- Developer(s): Atreid Concept
- Publisher(s): Atreid Concept
- Designer(s): Mathieu Marciacq
- Artist(s): Stéphan Renaudin
- Writer(s): Tomoharu P. Hibiki, Thierry Robin, Jean Michel Ringuet
- Composer(s): Frédéric Motte, Olivier Bailly Maitre
- Platform(s): Macintosh, MS-DOS
- Release: NA: 1992;
- Genre(s): Strategy game

= S.C.OUT =

1992 video game

S.C.OUT (an abbreviation for Star Clean Out) is a computer game developed and published by Atreid Concept in 1992 for Macintosh and MS-DOS.

==Plot==
S.C.OUT is an arcade/strategy game, in which the player must reactivate a moonbase that has been taken over by aliens. The player is equipped with a variety of weaponry to fight enemies, which include entities, worms, and slimes. The player faces barriers including doors (some locked), electronic doors, L.E.D. doors, barriers that prevent movement of cargo, and armored obstacles which need to be destroyed using continuous fire.
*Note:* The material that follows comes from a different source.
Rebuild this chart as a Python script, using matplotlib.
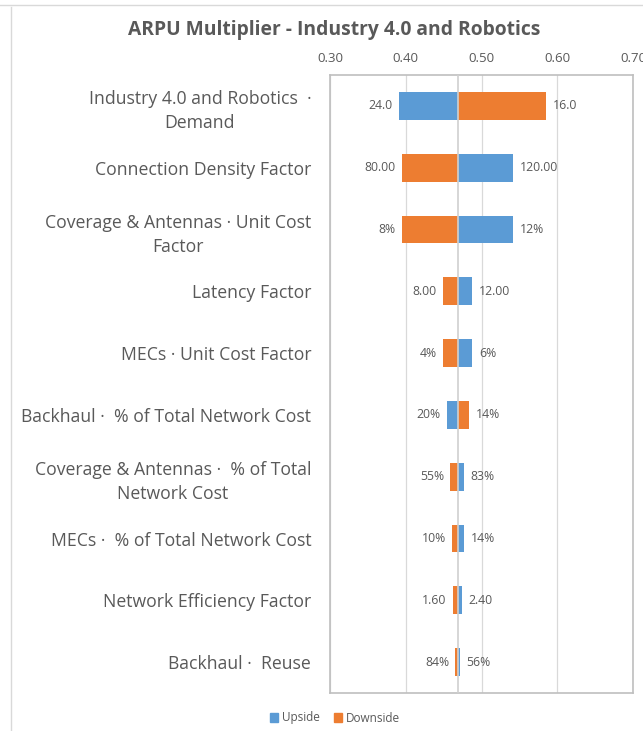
import matplotlib.pyplot as plt
from matplotlib.patches import Patch
from matplotlib.lines import Line2D

plt.rcParams['font.family'] = ['Open Sans', 'DejaVu Sans']

# tornado data
categories = ["Industry 4.0 and Robotics  \u00b7\nDemand",
              "Connection Density Factor",
              "Coverage & Antennas \u00b7 Unit Cost\nFactor",
              "Latency Factor",
              "MECs \u00b7 Unit Cost Factor",
              "Backhaul \u00b7  % of Total Network Cost",
              "Coverage & Antennas \u00b7  % of Total\nNetwork Cost",
              "MECs \u00b7  % of Total Network Cost",
              "Network Efficiency Factor",
              "Backhaul \u00b7  Reuse"]
base = 0.4688
upside = [0.3908, 0.5421, 0.5421, 0.4878, 0.4878, 0.4544, 0.4767, 0.4767, 0.4737, 0.4711]
downside = [0.5855, 0.3947, 0.3947, 0.4491, 0.4491, 0.4833, 0.4588, 0.4609, 0.4623, 0.4654]
upside_labels = ["24.0", "120.00", "12%", "12.00", "6%", "20%", "83%", "14%", "2.40", "56%"]
downside_labels = ["16.0", "80.00", "8%", "8.00", "4%", "14%", "55%", "10%", "1.60", "84%"]
ticks = [0.30, 0.40, 0.50, 0.60, 0.70]

blue = '#5B9BD5'
orange = '#ED7D31'
txt = '#595959'

fig = plt.figure(figsize=(6.43, 7.31), dpi=100)
ax = fig.add_axes([330/643, 1-693/731, 303/643, 618/731])

y = list(range(len(categories)))
h = 0.45
ax.barh(y, [u - base for u in upside], left=base, height=h, color=blue, zorder=3)
ax.barh(y, [d - base for d in downside], left=base, height=h, color=orange, zorder=3)

for i in y:
    for val, lab in ((upside[i], upside_labels[i]), (downside[i], downside_labels[i])):
        if val < base:
            ax.annotate(lab, (val, i), xytext=(-4.5, 0), textcoords='offset points',
                        ha='right', va='center', fontsize=8.8, color=txt)
        else:
            ax.annotate(lab, (val, i), xytext=(5, 0), textcoords='offset points',
                        ha='left', va='center', fontsize=8.8, color=txt)

ax.set_xlim(0.30, 0.70)
ax.set_ylim(len(categories) - 0.5, -0.5)
ax.set_xticks(ticks)
ax.set_xticklabels([f"{t:.2f}" for t in ticks])
ax.xaxis.tick_top()
ax.tick_params(axis='x', length=0, labelsize=9.5, colors=txt, pad=7.5)
ax.set_yticks(y)
ax.set_yticklabels(categories, fontsize=12.7, color=txt, multialignment='center',
                   linespacing=1.45)
ax.tick_params(axis='y', length=0, pad=13.5)
ax.grid(axis='x', color='#D9D9D9', linewidth=0.9, zorder=0)
ax.axvline(base, color='#D0D0D0', linewidth=1.2, zorder=4)
for s in ax.spines.values():
    s.set_color('#BFBFBF')
    s.set_linewidth(1.2)

fig.text(334/643, 1-30/731, "ARPU Multiplier - Industry 4.0 and Robotics",
         ha='center', va='center', fontsize=13.9, fontweight='bold', color=txt)

handles = [Patch(color=blue, label='Upside'), Patch(color=orange, label='Downside')]
fig.legend(handles=handles, loc='center', bbox_to_anchor=(335/643, 1-718/731), ncol=2,
           frameon=False, fontsize=8.5, handlelength=0.7, handleheight=0.7,
           handletextpad=0.3, columnspacing=1.2, labelcolor=txt)

# outer chart frame
fig.add_artist(Line2D([0, 1], [1-5/731, 1-5/731], color='#D9D9D9', linewidth=1))
fig.add_artist(Line2D([11/643, 11/643], [0, 1-7/731], color='#D9D9D9', linewidth=1))

fig.savefig('out.png', dpi=100)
The player can discover devices to assist the mission, including electric railways and portable batteries that power the railway. The player can also find safe zones and teleporters, as well as force mirrors which can either be diagonal or four-way.

==Reception==
The game was reviewed in 1993 in Dragon #196 by Hartley, Patricia, and Kirk Lesser in "The Role of Computers" column. The reviewers gave the game 3 out of 5 stars.